— REQUIREMENT —
Repeat every line exactly, keeping the pictures out of the copy.

--- BEGIN DATASET EXTRACT ---

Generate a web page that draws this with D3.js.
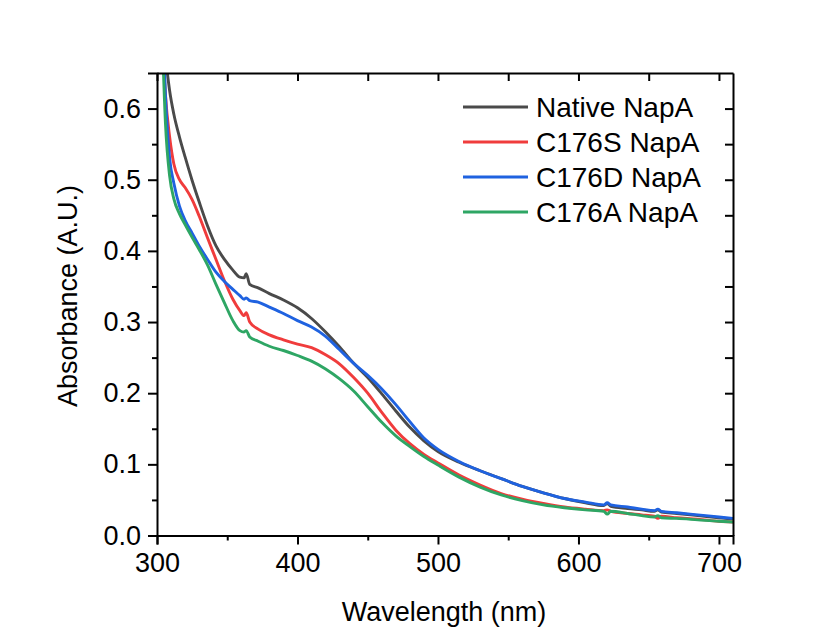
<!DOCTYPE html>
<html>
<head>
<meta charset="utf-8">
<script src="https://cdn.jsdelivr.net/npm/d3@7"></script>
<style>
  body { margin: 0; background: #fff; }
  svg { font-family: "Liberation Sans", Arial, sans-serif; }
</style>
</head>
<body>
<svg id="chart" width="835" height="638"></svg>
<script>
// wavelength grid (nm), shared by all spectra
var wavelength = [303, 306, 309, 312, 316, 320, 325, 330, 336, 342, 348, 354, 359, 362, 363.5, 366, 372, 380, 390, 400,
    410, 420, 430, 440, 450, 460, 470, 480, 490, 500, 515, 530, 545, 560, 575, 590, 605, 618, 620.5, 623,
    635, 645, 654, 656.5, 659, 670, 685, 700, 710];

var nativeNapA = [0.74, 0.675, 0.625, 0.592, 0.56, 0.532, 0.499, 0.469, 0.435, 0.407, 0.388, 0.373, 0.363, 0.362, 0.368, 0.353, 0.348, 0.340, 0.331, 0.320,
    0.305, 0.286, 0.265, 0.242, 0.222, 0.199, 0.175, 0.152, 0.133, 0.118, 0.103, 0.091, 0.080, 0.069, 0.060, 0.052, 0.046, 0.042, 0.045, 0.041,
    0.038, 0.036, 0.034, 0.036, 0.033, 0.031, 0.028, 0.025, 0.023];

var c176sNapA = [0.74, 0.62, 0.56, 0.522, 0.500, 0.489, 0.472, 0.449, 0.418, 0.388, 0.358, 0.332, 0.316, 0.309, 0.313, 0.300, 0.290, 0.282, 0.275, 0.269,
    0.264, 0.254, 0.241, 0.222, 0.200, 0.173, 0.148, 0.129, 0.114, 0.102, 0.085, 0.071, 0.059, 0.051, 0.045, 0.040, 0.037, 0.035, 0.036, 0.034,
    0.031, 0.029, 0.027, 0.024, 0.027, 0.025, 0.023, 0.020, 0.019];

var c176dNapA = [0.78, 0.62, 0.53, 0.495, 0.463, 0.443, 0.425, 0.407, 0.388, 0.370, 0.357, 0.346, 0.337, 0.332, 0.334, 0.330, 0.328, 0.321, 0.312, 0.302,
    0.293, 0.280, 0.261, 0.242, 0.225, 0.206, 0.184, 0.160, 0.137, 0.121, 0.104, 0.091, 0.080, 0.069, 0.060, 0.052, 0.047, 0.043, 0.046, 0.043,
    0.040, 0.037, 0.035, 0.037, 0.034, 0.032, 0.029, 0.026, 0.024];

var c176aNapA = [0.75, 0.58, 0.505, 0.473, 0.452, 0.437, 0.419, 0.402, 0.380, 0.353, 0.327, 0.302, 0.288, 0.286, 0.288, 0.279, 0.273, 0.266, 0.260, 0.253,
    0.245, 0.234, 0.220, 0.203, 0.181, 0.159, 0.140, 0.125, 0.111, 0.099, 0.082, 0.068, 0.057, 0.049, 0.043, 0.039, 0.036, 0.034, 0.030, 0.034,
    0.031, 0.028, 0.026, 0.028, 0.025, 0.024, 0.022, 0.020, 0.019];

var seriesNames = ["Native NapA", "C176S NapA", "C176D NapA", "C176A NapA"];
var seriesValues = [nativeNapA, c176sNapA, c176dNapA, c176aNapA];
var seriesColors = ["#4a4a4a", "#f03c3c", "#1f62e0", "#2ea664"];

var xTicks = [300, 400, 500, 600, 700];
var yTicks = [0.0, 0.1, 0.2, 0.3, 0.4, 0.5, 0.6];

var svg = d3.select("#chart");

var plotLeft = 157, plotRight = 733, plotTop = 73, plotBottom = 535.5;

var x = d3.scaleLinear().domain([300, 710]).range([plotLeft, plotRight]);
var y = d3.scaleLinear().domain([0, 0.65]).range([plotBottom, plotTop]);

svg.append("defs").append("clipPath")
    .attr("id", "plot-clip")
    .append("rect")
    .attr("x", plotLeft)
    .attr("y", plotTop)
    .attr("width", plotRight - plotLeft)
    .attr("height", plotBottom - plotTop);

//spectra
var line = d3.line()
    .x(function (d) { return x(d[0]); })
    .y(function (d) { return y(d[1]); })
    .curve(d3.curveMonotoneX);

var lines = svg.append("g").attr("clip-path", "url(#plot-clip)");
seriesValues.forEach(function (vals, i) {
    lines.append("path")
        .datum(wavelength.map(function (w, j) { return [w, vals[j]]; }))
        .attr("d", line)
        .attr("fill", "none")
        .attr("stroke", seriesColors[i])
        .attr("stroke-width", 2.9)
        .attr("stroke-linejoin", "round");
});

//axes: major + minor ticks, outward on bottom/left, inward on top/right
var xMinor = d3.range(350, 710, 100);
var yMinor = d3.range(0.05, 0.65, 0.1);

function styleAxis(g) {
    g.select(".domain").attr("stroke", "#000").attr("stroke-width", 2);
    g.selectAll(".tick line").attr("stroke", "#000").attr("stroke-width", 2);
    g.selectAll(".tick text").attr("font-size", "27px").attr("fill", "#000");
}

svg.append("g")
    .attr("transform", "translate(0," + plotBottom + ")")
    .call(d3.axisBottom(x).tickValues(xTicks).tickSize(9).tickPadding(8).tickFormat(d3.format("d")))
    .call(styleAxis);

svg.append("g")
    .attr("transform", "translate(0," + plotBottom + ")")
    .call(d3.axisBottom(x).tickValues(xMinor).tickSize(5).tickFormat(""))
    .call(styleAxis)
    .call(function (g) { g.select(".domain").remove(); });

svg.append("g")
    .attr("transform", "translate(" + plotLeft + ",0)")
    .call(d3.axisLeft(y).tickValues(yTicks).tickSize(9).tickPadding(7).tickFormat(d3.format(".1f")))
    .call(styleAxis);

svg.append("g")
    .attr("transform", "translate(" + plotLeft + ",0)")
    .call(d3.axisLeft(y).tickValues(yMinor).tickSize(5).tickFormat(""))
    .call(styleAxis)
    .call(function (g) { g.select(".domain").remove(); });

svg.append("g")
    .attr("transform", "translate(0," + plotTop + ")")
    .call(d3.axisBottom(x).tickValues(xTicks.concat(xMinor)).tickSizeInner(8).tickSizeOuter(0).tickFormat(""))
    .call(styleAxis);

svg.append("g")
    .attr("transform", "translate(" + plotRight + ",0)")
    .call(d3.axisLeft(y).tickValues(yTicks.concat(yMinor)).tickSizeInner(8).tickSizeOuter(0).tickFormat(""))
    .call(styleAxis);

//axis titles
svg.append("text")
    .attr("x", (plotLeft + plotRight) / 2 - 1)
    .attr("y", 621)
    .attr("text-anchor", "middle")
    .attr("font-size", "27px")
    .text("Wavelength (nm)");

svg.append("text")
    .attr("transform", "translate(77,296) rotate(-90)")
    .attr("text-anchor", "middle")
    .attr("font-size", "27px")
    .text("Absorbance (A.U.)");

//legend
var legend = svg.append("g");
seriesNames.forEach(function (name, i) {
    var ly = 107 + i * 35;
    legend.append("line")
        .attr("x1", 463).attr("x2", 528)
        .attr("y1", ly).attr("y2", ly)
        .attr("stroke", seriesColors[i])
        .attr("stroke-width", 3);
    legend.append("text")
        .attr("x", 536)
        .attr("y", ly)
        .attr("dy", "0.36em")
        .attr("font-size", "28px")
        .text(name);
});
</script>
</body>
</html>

--- END DATASET EXTRACT ---

— WRITTEN ANSWER —
Generate a web page that draws this with D3.js.
<!DOCTYPE html>
<html>
<head>
<meta charset="utf-8">
<script src="https://cdn.jsdelivr.net/npm/d3@7"></script>
<style>
  body { margin: 0; background: #fff; }
  svg { font-family: "Liberation Sans", Arial, sans-serif; }
</style>
</head>
<body>
<svg id="chart" width="835" height="638"></svg>
<script>
// wavelength grid (nm), shared by all spectra
var wavelength = [303, 306, 309, 312, 316, 320, 325, 330, 336, 342, 348, 354, 359, 362, 363.5, 366, 372, 380, 390, 400,
    410, 420, 430, 440, 450, 460, 470, 480, 490, 500, 515, 530, 545, 560, 575, 590, 605, 618, 620.5, 623,
    635, 645, 654, 656.5, 659, 670, 685, 700, 710];

var nativeNapA = [0.74, 0.675, 0.625, 0.592, 0.56, 0.532, 0.499, 0.469, 0.435, 0.407, 0.388, 0.373, 0.363, 0.362, 0.368, 0.353, 0.348, 0.340, 0.331, 0.320,
    0.305, 0.286, 0.265, 0.242, 0.222, 0.199, 0.175, 0.152, 0.133, 0.118, 0.103, 0.091, 0.080, 0.069, 0.060, 0.052, 0.046, 0.042, 0.045, 0.041,
    0.038, 0.036, 0.034, 0.036, 0.033, 0.031, 0.028, 0.025, 0.023];

var c176sNapA = [0.74, 0.62, 0.56, 0.522, 0.500, 0.489, 0.472, 0.449, 0.418, 0.388, 0.358, 0.332, 0.316, 0.309, 0.313, 0.300, 0.290, 0.282, 0.275, 0.269,
    0.264, 0.254, 0.241, 0.222, 0.200, 0.173, 0.148, 0.129, 0.114, 0.102, 0.085, 0.071, 0.059, 0.051, 0.045, 0.040, 0.037, 0.035, 0.036, 0.034,
    0.031, 0.029, 0.027, 0.024, 0.027, 0.025, 0.023, 0.020, 0.019];

var c176dNapA = [0.78, 0.62, 0.53, 0.495, 0.463, 0.443, 0.425, 0.407, 0.388, 0.370, 0.357, 0.346, 0.337, 0.332, 0.334, 0.330, 0.328, 0.321, 0.312, 0.302,
    0.293, 0.280, 0.261, 0.242, 0.225, 0.206, 0.184, 0.160, 0.137, 0.121, 0.104, 0.091, 0.080, 0.069, 0.060, 0.052, 0.047, 0.043, 0.046, 0.043,
    0.040, 0.037, 0.035, 0.037, 0.034, 0.032, 0.029, 0.026, 0.024];

var c176aNapA = [0.75, 0.58, 0.505, 0.473, 0.452, 0.437, 0.419, 0.402, 0.380, 0.353, 0.327, 0.302, 0.288, 0.286, 0.288, 0.279, 0.273, 0.266, 0.260, 0.253,
    0.245, 0.234, 0.220, 0.203, 0.181, 0.159, 0.140, 0.125, 0.111, 0.099, 0.082, 0.068, 0.057, 0.049, 0.043, 0.039, 0.036, 0.034, 0.030, 0.034,
    0.031, 0.028, 0.026, 0.028, 0.025, 0.024, 0.022, 0.020, 0.019];

var seriesNames = ["Native NapA", "C176S NapA", "C176D NapA", "C176A NapA"];
var seriesValues = [nativeNapA, c176sNapA, c176dNapA, c176aNapA];
var seriesColors = ["#4a4a4a", "#f03c3c", "#1f62e0", "#2ea664"];

var xTicks = [300, 400, 500, 600, 700];
var yTicks = [0.0, 0.1, 0.2, 0.3, 0.4, 0.5, 0.6];

var svg = d3.select("#chart");

var plotLeft = 157, plotRight = 733, plotTop = 73, plotBottom = 535.5;

var x = d3.scaleLinear().domain([300, 710]).range([plotLeft, plotRight]);
var y = d3.scaleLinear().domain([0, 0.65]).range([plotBottom, plotTop]);

svg.append("defs").append("clipPath")
    .attr("id", "plot-clip")
    .append("rect")
    .attr("x", plotLeft)
    .attr("y", plotTop)
    .attr("width", plotRight - plotLeft)
    .attr("height", plotBottom - plotTop);

//spectra
var line = d3.line()
    .x(function (d) { return x(d[0]); })
    .y(function (d) { return y(d[1]); })
    .curve(d3.curveMonotoneX);

var lines = svg.append("g").attr("clip-path", "url(#plot-clip)");
seriesValues.forEach(function (vals, i) {
    lines.append("path")
        .datum(wavelength.map(function (w, j) { return [w, vals[j]]; }))
        .attr("d", line)
        .attr("fill", "none")
        .attr("stroke", seriesColors[i])
        .attr("stroke-width", 2.9)
        .attr("stroke-linejoin", "round");
});

//axes: major + minor ticks, outward on bottom/left, inward on top/right
var xMinor = d3.range(350, 710, 100);
var yMinor = d3.range(0.05, 0.65, 0.1);

function styleAxis(g) {
    g.select(".domain").attr("stroke", "#000").attr("stroke-width", 2);
    g.selectAll(".tick line").attr("stroke", "#000").attr("stroke-width", 2);
    g.selectAll(".tick text").attr("font-size", "27px").attr("fill", "#000");
}

svg.append("g")
    .attr("transform", "translate(0," + plotBottom + ")")
    .call(d3.axisBottom(x).tickValues(xTicks).tickSize(9).tickPadding(8).tickFormat(d3.format("d")))
    .call(styleAxis);

svg.append("g")
    .attr("transform", "translate(0," + plotBottom + ")")
    .call(d3.axisBottom(x).tickValues(xMinor).tickSize(5).tickFormat(""))
    .call(styleAxis)
    .call(function (g) { g.select(".domain").remove(); });

svg.append("g")
    .attr("transform", "translate(" + plotLeft + ",0)")
    .call(d3.axisLeft(y).tickValues(yTicks).tickSize(9).tickPadding(7).tickFormat(d3.format(".1f")))
    .call(styleAxis);

svg.append("g")
    .attr("transform", "translate(" + plotLeft + ",0)")
    .call(d3.axisLeft(y).tickValues(yMinor).tickSize(5).tickFormat(""))
    .call(styleAxis)
    .call(function (g) { g.select(".domain").remove(); });

svg.append("g")
    .attr("transform", "translate(0," + plotTop + ")")
    .call(d3.axisBottom(x).tickValues(xTicks.concat(xMinor)).tickSizeInner(8).tickSizeOuter(0).tickFormat(""))
    .call(styleAxis);

svg.append("g")
    .attr("transform", "translate(" + plotRight + ",0)")
    .call(d3.axisLeft(y).tickValues(yTicks.concat(yMinor)).tickSizeInner(8).tickSizeOuter(0).tickFormat(""))
    .call(styleAxis);

//axis titles
svg.append("text")
    .attr("x", (plotLeft + plotRight) / 2 - 1)
    .attr("y", 621)
    .attr("text-anchor", "middle")
    .attr("font-size", "27px")
    .text("Wavelength (nm)");

svg.append("text")
    .attr("transform", "translate(77,296) rotate(-90)")
    .attr("text-anchor", "middle")
    .attr("font-size", "27px")
    .text("Absorbance (A.U.)");

//legend
var legend = svg.append("g");
seriesNames.forEach(function (name, i) {
    var ly = 107 + i * 35;
    legend.append("line")
        .attr("x1", 463).attr("x2", 528)
        .attr("y1", ly).attr("y2", ly)
        .attr("stroke", seriesColors[i])
        .attr("stroke-width", 3);
    legend.append("text")
        .attr("x", 536)
        .attr("y", ly)
        .attr("dy", "0.36em")
        .attr("font-size", "28px")
        .text(name);
});
</script>
</body>
</html>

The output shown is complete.